Belastungen hängen auch oft miteinander zusammen. Überarbeitung sei ein großes Thema. Oft haben Mitarbeiter mit einer hohen Arbeitsmenge zu kämpfen, dadurch entsteht Zeitdruck. Auch Unterbrechungen und Ablenkungen, beispielsweise durch Anrufe, können die mentale Gesundheit beeinträchtigen. Sie können ein Grund sein, warum man mit der Arbeit nicht hinterherkommt. Dadurch wiederum fällt es vielen schwer, nach der Arbeit abzuschalten, weil man einfach nicht fertig wird. Die Energie, die ein Gehirn braucht, um sich wieder neu zu fokussieren, dürfe man nicht unterschätzen. Das kann sehr stressig sein. Das sei auch eine Erkenntnis, die sich in ihren Daten zeigt.
"improveMID" unterstützt und gibt Anleitungen
"improveMID" gibt Anleitungen, wie man die Probleme intern angehen und die Arbeitsstruktur ändern kann. Dass sei aber bei jedem Unternehmen und jede Berufsgruppe sehr individuell. Eine Option bei dem Thema Unterbrechungen wäre es, Fokuszeiten oder Zeiten der Erreichbarkeit zu schaffen. „Unser System wirft Maßnahmenempfehlungen aus“, so Haug. Wenn noch Unterstützung benötigt wird, helfen wir gerne oder verweisen auf Partner oder Experten.
Mentale Gesundheit: Inwiefern spielen Corona und Homeoffice eine Rolle?
Beim Thema Homeoffice hat das Start-up festgestellt, dass ein Mix aus beidem oft die beste Lösung ist. Die komplette Isolation führe oft dazu, dass es den Mitarbeitern mentaler schlechter gehe. Homeoffice könne aber auch eine Chance sein, beispielsweise für Menschen mit chronischen Erkrankungen wie Migräne, weil man zu Hause nicht so vielen Reizen ausgesetzt ist. Es sei schwierig, das zu pauschalisieren. Deswegen sei eine Analyse umso wichtiger.
Ist die Vier-Tage-Woche für die mentale Gesundheit förderlich?

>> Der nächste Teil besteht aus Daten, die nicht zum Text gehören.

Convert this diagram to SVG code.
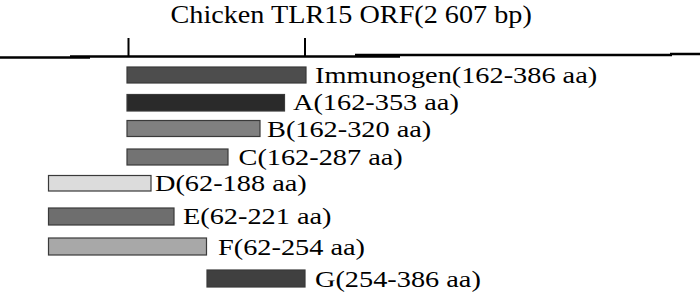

Bei der Vier-Tage-Woche komme es sehr darauf an, wie sich der Arbeitsbelastung dadurch anpasst. „Wenn man einfach nur einen Arbeitstag streicht, dann sind die vier Tage unter Umständen so belastend wie fünf oder vielleicht sogar noch mehr“, sagt Haug. „Es gibt aber auf jeden Fall Arbeitskonzepte, wo eine Vier-Tage-Woche super funktionieren kann.“
Burn-out bekomme man, wenn man zu viel Energie irgendwo reinsteckt und gleichzeitig zu wenig Erholung bekommt. Freizeitausgleich und Energie auftanken seien extrem wichtig. „Das schafft man natürlich in drei Tagen besser als in zwei, deshalb würde ich sagen, dass das schon ein guter Ansatz sein kann. Wir plädieren dafür, wenn möglich, sehr intuitiv zu arbeiten“, so Haug. In manchen Wochen habe man mehr Energie, in anderen weniger.